**EXERCISE BRIEF**
Set the lines down again exactly, first line through the line that contains "5.0, 4.5, 3.5]", with no pictures.

Start of INPUT ROWS

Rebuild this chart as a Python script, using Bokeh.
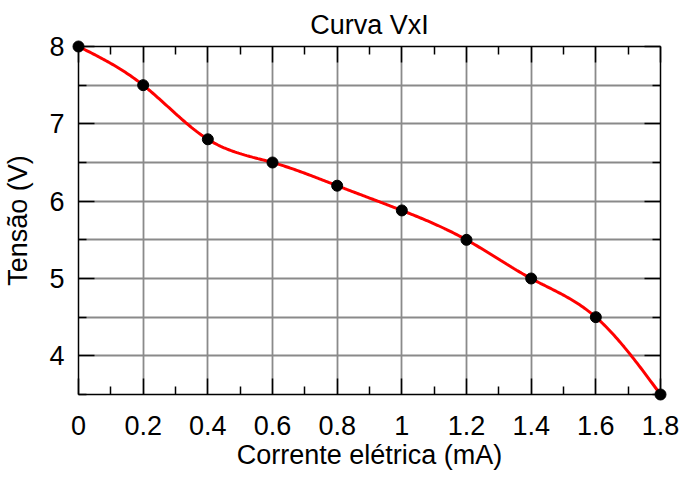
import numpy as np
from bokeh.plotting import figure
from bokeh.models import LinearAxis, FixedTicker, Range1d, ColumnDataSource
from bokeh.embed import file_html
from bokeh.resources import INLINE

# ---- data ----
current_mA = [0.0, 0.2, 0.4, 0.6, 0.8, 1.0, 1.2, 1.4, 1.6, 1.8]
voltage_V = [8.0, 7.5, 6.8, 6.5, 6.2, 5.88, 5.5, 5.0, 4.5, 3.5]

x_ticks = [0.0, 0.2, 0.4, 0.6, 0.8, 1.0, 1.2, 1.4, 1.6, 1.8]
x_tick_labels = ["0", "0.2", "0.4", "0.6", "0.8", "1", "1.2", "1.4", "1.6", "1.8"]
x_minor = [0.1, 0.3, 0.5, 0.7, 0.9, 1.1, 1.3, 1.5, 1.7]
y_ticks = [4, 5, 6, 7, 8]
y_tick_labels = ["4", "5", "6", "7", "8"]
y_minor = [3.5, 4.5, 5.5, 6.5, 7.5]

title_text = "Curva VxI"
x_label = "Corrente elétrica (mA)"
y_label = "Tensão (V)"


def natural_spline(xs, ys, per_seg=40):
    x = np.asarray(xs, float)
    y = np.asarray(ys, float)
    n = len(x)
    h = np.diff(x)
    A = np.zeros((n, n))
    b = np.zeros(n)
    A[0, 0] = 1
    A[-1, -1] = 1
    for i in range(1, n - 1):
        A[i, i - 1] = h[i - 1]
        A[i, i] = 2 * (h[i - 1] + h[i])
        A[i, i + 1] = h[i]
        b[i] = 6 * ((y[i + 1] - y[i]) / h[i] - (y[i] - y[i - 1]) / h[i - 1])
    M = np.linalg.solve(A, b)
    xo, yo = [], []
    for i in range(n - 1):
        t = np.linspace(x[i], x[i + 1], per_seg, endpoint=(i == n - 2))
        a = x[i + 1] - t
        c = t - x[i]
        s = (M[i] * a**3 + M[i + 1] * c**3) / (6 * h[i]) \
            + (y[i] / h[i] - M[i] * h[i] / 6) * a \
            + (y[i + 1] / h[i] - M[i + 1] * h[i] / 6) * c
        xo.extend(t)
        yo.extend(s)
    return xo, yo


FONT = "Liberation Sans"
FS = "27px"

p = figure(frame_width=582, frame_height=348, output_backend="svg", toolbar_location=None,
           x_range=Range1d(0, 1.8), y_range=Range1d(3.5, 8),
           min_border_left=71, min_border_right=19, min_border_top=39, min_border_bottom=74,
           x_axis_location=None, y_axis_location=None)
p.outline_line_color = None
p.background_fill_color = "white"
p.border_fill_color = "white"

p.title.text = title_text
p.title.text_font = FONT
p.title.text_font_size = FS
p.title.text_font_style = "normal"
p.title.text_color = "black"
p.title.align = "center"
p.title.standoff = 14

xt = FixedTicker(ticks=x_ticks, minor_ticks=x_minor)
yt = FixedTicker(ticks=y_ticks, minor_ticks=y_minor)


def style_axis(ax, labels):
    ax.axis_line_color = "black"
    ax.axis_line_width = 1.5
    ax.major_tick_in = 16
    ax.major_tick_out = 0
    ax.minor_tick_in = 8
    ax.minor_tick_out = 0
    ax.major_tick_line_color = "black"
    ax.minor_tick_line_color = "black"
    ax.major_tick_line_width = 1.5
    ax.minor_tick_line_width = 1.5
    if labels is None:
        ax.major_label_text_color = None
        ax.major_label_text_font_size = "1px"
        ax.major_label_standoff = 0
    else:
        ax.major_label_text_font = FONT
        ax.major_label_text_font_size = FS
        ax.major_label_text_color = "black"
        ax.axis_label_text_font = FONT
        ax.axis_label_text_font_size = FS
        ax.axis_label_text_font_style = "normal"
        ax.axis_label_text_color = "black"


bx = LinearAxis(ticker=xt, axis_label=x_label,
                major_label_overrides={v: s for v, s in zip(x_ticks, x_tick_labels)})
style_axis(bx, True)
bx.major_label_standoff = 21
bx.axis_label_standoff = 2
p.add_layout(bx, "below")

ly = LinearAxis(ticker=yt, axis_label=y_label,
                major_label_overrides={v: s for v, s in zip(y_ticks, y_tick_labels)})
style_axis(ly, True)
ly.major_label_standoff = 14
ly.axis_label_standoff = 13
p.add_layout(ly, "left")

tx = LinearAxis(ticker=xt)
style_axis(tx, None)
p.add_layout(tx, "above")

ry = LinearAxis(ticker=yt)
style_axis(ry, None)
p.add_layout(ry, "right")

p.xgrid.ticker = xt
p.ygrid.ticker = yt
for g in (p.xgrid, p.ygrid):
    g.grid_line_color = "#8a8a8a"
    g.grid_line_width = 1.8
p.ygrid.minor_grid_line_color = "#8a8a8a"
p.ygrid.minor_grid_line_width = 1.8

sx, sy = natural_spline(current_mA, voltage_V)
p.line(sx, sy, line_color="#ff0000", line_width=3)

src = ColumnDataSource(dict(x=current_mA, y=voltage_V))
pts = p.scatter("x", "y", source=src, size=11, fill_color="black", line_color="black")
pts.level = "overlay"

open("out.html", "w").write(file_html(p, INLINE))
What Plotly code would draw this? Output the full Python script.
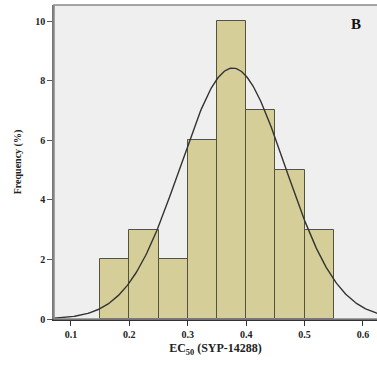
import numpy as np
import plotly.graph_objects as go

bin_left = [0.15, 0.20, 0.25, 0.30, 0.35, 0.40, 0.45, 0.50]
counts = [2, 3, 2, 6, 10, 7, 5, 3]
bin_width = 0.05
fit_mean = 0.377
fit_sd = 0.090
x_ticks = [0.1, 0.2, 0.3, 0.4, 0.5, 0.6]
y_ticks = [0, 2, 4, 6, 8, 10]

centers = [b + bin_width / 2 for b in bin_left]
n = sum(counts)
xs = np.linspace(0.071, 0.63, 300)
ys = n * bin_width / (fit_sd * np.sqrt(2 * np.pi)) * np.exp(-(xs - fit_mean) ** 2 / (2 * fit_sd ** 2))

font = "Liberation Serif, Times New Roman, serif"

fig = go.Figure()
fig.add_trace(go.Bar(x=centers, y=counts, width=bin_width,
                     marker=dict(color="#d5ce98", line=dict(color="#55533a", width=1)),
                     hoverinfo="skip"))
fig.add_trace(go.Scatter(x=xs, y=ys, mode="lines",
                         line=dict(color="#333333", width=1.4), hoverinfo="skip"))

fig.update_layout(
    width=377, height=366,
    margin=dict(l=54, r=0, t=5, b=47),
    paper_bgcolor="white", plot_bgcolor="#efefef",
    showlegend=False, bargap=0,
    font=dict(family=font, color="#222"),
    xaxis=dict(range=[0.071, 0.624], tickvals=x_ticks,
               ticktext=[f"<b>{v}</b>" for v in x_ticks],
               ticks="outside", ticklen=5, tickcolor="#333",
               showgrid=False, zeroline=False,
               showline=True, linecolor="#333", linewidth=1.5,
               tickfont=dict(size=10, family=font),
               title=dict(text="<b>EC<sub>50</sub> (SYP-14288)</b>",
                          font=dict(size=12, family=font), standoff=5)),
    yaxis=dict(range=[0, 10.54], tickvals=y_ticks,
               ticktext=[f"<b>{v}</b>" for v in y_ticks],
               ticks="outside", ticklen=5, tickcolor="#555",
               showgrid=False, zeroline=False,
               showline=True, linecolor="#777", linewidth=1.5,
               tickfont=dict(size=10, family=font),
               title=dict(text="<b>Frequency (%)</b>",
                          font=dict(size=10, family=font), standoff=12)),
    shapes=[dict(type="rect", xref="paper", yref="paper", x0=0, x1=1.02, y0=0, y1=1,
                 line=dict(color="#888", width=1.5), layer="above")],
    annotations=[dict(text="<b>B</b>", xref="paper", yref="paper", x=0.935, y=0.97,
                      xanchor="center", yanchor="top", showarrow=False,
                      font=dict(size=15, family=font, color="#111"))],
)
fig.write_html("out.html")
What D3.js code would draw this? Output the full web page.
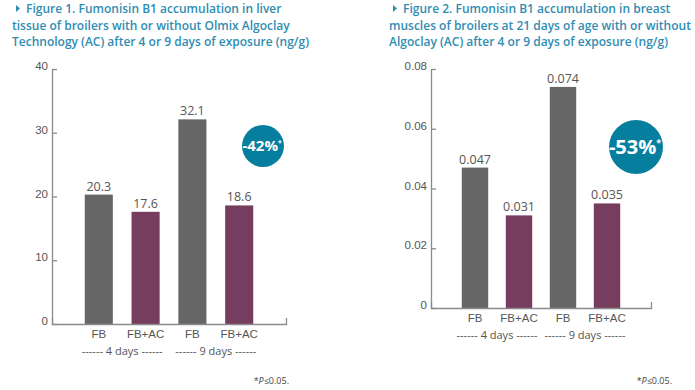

End of INPUT ROWS

**COMPLETED EXERCISE**
Rebuild this chart as a Python script, using Bokeh.
import numpy as np
from bokeh.plotting import figure
from bokeh.models import LinearAxis, FixedTicker, Range1d, ColumnDataSource
from bokeh.embed import file_html
from bokeh.resources import INLINE

# ---- data ----
current_mA = [0.0, 0.2, 0.4, 0.6, 0.8, 1.0, 1.2, 1.4, 1.6, 1.8]
voltage_V = [8.0, 7.5, 6.8, 6.5, 6.2, 5.88, 5.5, 5.0, 4.5, 3.5]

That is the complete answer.